For[tex]Q(x) = x^k + \sum_{n=0}^{k-1} a_n x^n[/tex]

Find [tex]\lim_{x→∞}\left({Q(x)^{\frac{1}{k}} - x}\right)[/tex]

## Homework Equations

L'Hopital

## The Attempt at a Solution

[tex]Q(x) - x^k = \sum_{n=0}^{k-1} a_n x^n[/tex]

[tex]Q(x) - x^k = (Q(x)^{\frac{1}{k}})^k - x^k = \left(Q(x)^{\frac{1}{k}} - x\right)\left([Q(x)^{\frac{1}{k}}]^{k-1} + x[Q(x)^{\frac{1}{k}}]^{k-2} + ... + x^{k-2}Q(x)^{\frac{1}{k}} + x^{k-1} \right)[/tex]

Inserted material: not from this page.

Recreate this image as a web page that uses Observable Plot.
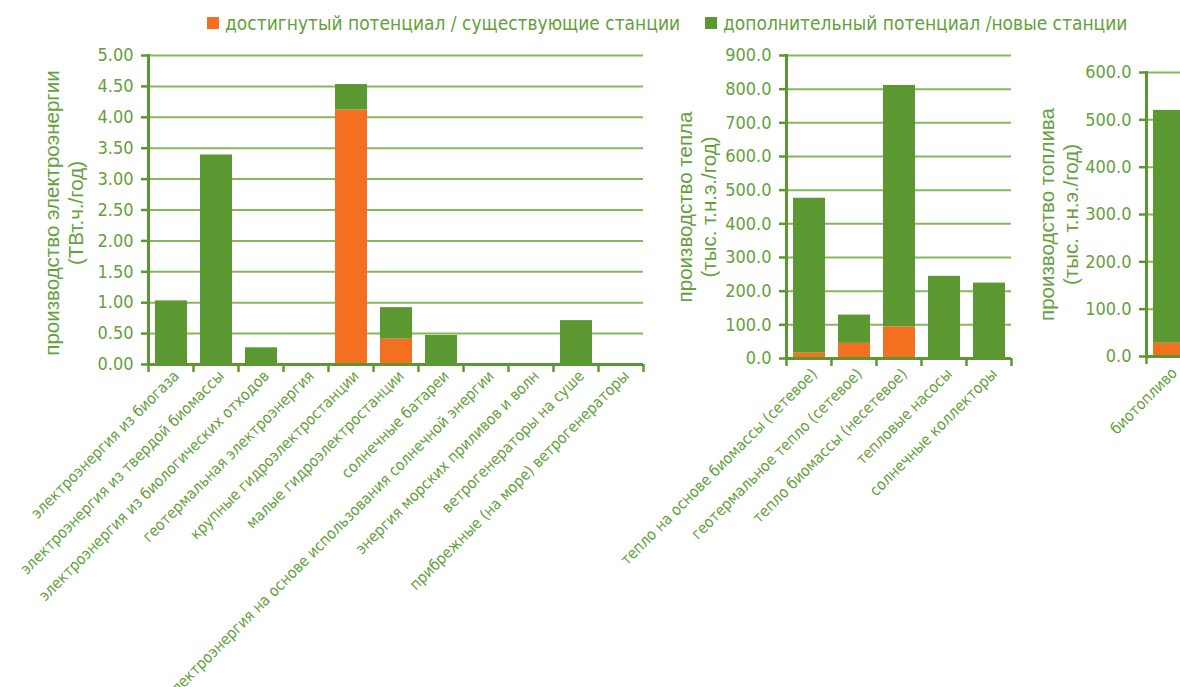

[tex]Q(x)^{\frac{1}{k}} - x = \frac{Q(x) - x^k}{[Q(x)^{\frac{1}{k}}]^{k-1} + x[Q(x)^{\frac{1}{k}}]^{k-2} + ... + x^{k-2}Q(x)^{\frac{1}{k}} + x^{k-1}}[/tex]

Then [itex]\lim_{x→∞}{\left(Q(x)^{\frac{1}{k}} - x\right)} = \lim_{x→∞}\frac{f(x)}{g(x)}[/itex], and if I can show [itex]\lim_{x→∞}g(x) = ∞[/itex], I can use L'Hopital.

Am I headed in the right direction? I can see this either working out nicely after a lot of work or being an incredible waste of time. Am I overlooking a simpler way to evaluate this limit?